New operators often favor the Straight Punch because it appears sturdier and comes at a lower price. But unless your shop works solely on flat plates without return flanges, the Gooseneck punch should be your primary tool for everyday tasks.

The Gooseneck’s pronounced relief—or “throat”—is engineered to handle U-channels and return flanges with ease. If you try bending a door panel or a deep box using a Straight Punch, you’ll find the punch colliding with the workpiece before you even reach a 90-degree bend. The Gooseneck’s geometry ensures the necessary clearance so the part doesn’t interfere with the punch during forming.

That flexibility does come at a cost in strength. The material removed to create the Gooseneck’s throat inherently reduces its structural integrity. As a result, it can fracture at the neck when subjected to excessive tonnage.

Strategic Deployment:

• Invest in premium Goosenecks: Choose top-quality, precision-ground, segmented Gooseneck punches. They’ll cover about 90% of your light-gauge work (1mm–3mm) and tackle complex profiles with precision.
• Keep a “workhorse” Straight Punch: Have a sturdy, lower-cost Straight Punch dedicated to heavy-duty tasks—thick plates, hemming, or straightforward bends that exceed the Gooseneck’s tonnage capacity. Protect your high-precision Goosenecks from such strain.

Determining your essential V-Dies using the 6× and 8× rules for your material range

Skip the temptation to stock every possible V-opening size (like V8, V10, V12, V16, V20, V25). This level of detail is excessive. Instead, choose your V-dies by working backward from the material thicknesses you use most often (T).

The Rule of 8 – Gold Standard: For carbon steel, stainless steel, and aluminum, a reliable all-around formula is V-opening = 8 × material thickness.
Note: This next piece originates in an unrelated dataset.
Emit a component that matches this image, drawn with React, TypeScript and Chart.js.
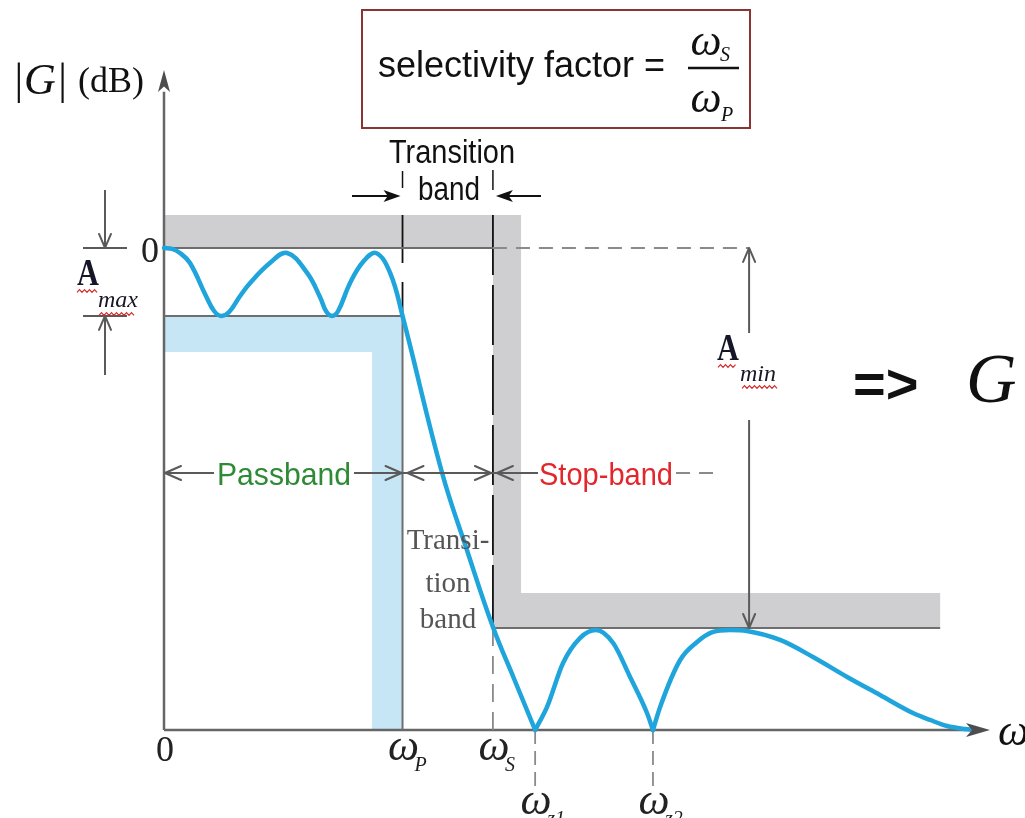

This yields a predictable inside bend radius (roughly one-sixth of the V-opening) while keeping tonnage in a moderate range.

The Rule of 6 – For tight radii: When specifications call for a sharper bend, use V-opening = 6 × material thickness. Keep in mind this increases required tonnage by about 25–30% and will leave more visible die marks on the workpiece.

Starter Kit Recommendation: For a versatile job shop handling materials from 1mm to 6mm thick, three to four carefully chosen core dies will cover most needs.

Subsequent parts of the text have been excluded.